I came home to my friends and family who seemed to have genuinely missed me. I was also pleasantly surprised to find out so many people had been keeping up to speed with my AWM updates - living vicariously through my stuffed cow and I. It was all so humbling and comforting to be back. I got back on stage and it was like I had never left. I passed my ATTACK video and helped out friends with their respective endeavors. I spent most of the Fall lending a hand to whoever needed my help, for whatever they needed it for. I felt that I had been so fortunate to have had those few months in Europe that I needed to give back somehow. School sucked but otherwise life was pretty darn good. 11 months of happiness because I made the choices that brought me the most satisfaction. It wasn't always a cakewalk and there were as many tears as laughs sometimes but it was worth every second because it brought me to where I am now.

And then December came along. What a shitshow (pardon my French)! When it rains, it pours, right? It almost seems like 2010 was too good to be true, it needed to end on a bad note. "Screw you Amy for having such an awesome year... now it's time to take some of the things you love AWAY and see how you cope!" Everyday seemed like a new headache and even though I got good reminder advice "Do what makes YOU happy Amy, stop worrying about everybody else" I can't help it, sometimes life takes over and your happiness isn't priority anymore. That's what I learned in December 2010. Ultimately we are the makers of our own happiness, as adults we are the only ones who can change the situation in which we find ourselves, so if we aren't happy, get out. If someone is treating you badly, tell them to @&#* OFF and walk away. But sometimes our happiness can only be fulfilled by helping (or trying to help) those we love get out of the situation they are in because as long as they are unhappy, so are we.

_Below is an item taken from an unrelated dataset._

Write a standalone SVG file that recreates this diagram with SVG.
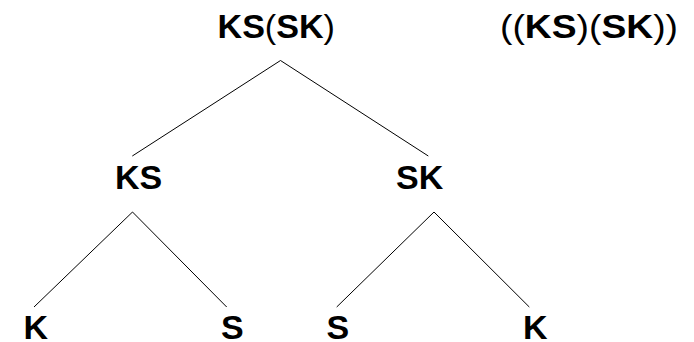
<svg xmlns="http://www.w3.org/2000/svg" width="694" height="342" viewBox="0 0 694 342">
<style>
text{font-family:"Liberation Sans",Arial,sans-serif;font-size:34px;font-weight:bold;fill:#000}
.p{font-weight:normal}
line{stroke:#000;stroke-width:1}
</style>
<rect width="694" height="342" fill="#fff"/>
<g id="edges">
<line x1="280.5" y1="60.5" x2="132.3" y2="156"/>
<line x1="280.5" y1="60.5" x2="428.3" y2="156"/>
<line x1="132.5" y1="212" x2="34" y2="307"/>
<line x1="132.5" y1="212" x2="226.7" y2="307"/>
<line x1="434" y1="212" x2="336.7" y2="307"/>
<line x1="434" y1="212" x2="529.3" y2="307"/>
</g>
<g id="root"><text x="217.5" y="37.5" textLength="117.5" lengthAdjust="spacingAndGlyphs">KS<tspan class="p">(</tspan>SK<tspan class="p">)</tspan></text></g>
<g id="formula"><text x="500" y="37.5" textLength="178" lengthAdjust="spacingAndGlyphs"><tspan class="p">((</tspan>KS<tspan class="p">)(</tspan>SK<tspan class="p">))</tspan></text></g>
<g id="ks"><text x="115" y="189">KS</text></g>
<g id="sk"><text x="396" y="189">SK</text></g>
<g id="k1"><text x="23.5" y="338.5">K</text></g>
<g id="s1"><text x="221" y="338.5">S</text></g>
<g id="s2"><text x="326.5" y="338.5">S</text></g>
<g id="k2"><text x="523" y="338.5">K</text></g>
</svg>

Life is about relationships. That is my philosophy. Life is nothing without the people we meet, love and take care of. The soul cannot be fed through material wealth. Therefore I am a person who prides herself on the relationships she creates and maintains because they are what bring me the most satisfaction. My friends mean the world to me because without them, I would not exist. Family falls into this category as well - i.e. family can be friends and friends can become family. Friendship is one of the greatest gifts we can get. I truly believe that. I did not ask for anything this Christmas because I knew what I wanted most could not be bought or wrapped and stuffed under the tree. I'm not going to lie - it wasn't a Merry Christmas for me this year. It was a good Christmas but a sad one. A sad one because I had to say goodbye to one of the best (and I thought strongest) friendships I'd ever had. But I had taken it for granted and that was my final lesson for 2010. I always expected that friend to be there and now I have to learn to let it go. Sad as it is, it was worth every laugh and every tear (there were MANY of both) and I would not go back and change a thing. Everything happens for a reason, not everything is meant to last forever and time heals all.

Like I said, things change. Everything is different. 2010 was amazing andDecember taught me a fistfull of HARD lessons that I will bring with me into 2011. Lets just hope I learned from them - and that folks is my resolution for 2011.